▶ Available data
══════

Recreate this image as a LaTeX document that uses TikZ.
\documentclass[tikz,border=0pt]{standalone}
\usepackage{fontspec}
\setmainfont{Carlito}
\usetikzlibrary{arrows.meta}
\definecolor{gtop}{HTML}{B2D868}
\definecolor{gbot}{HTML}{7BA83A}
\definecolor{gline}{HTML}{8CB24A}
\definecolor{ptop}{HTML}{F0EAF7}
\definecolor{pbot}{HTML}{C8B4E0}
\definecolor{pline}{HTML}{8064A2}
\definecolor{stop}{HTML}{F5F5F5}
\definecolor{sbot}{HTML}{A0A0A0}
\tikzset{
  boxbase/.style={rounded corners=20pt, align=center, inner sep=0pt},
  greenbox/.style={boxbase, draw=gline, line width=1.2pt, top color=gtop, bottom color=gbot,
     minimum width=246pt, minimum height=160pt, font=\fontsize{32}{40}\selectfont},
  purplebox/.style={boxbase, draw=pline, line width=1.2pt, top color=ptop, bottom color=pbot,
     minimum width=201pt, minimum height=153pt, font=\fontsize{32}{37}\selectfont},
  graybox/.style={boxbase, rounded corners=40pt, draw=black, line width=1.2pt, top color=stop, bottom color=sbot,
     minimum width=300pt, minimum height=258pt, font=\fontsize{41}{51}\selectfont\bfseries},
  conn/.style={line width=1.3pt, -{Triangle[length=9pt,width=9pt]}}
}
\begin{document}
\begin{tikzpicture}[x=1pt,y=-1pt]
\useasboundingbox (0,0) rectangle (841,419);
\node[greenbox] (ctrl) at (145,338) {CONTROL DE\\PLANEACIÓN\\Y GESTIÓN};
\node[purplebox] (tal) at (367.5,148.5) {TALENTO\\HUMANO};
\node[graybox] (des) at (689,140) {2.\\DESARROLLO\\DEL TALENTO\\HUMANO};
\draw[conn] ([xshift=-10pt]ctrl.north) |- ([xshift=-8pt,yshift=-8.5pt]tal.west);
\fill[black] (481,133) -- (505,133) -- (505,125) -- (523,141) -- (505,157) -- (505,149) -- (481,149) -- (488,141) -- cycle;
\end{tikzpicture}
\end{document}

══════

▶ Problem details
Output the listing above exactly as it appears.

▶ Solved exercise
Recreate this image as a LaTeX document that uses TikZ.
\documentclass[tikz,border=0pt]{standalone}
\usepackage{fontspec}
\setmainfont{Carlito}
\usetikzlibrary{arrows.meta}
\definecolor{gtop}{HTML}{B2D868}
\definecolor{gbot}{HTML}{7BA83A}
\definecolor{gline}{HTML}{8CB24A}
\definecolor{ptop}{HTML}{F0EAF7}
\definecolor{pbot}{HTML}{C8B4E0}
\definecolor{pline}{HTML}{8064A2}
\definecolor{stop}{HTML}{F5F5F5}
\definecolor{sbot}{HTML}{A0A0A0}
\tikzset{
  boxbase/.style={rounded corners=20pt, align=center, inner sep=0pt},
  greenbox/.style={boxbase, draw=gline, line width=1.2pt, top color=gtop, bottom color=gbot,
     minimum width=246pt, minimum height=160pt, font=\fontsize{32}{40}\selectfont},
  purplebox/.style={boxbase, draw=pline, line width=1.2pt, top color=ptop, bottom color=pbot,
     minimum width=201pt, minimum height=153pt, font=\fontsize{32}{37}\selectfont},
  graybox/.style={boxbase, rounded corners=40pt, draw=black, line width=1.2pt, top color=stop, bottom color=sbot,
     minimum width=300pt, minimum height=258pt, font=\fontsize{41}{51}\selectfont\bfseries},
  conn/.style={line width=1.3pt, -{Triangle[length=9pt,width=9pt]}}
}
\begin{document}
\begin{tikzpicture}[x=1pt,y=-1pt]
\useasboundingbox (0,0) rectangle (841,419);
\node[greenbox] (ctrl) at (145,338) {CONTROL DE\\PLANEACIÓN\\Y GESTIÓN};
\node[purplebox] (tal) at (367.5,148.5) {TALENTO\\HUMANO};
\node[graybox] (des) at (689,140) {2.\\DESARROLLO\\DEL TALENTO\\HUMANO};
\draw[conn] ([xshift=-10pt]ctrl.north) |- ([xshift=-8pt,yshift=-8.5pt]tal.west);
\fill[black] (481,133) -- (505,133) -- (505,125) -- (523,141) -- (505,157) -- (505,149) -- (481,149) -- (488,141) -- cycle;
\end{tikzpicture}
\end{document}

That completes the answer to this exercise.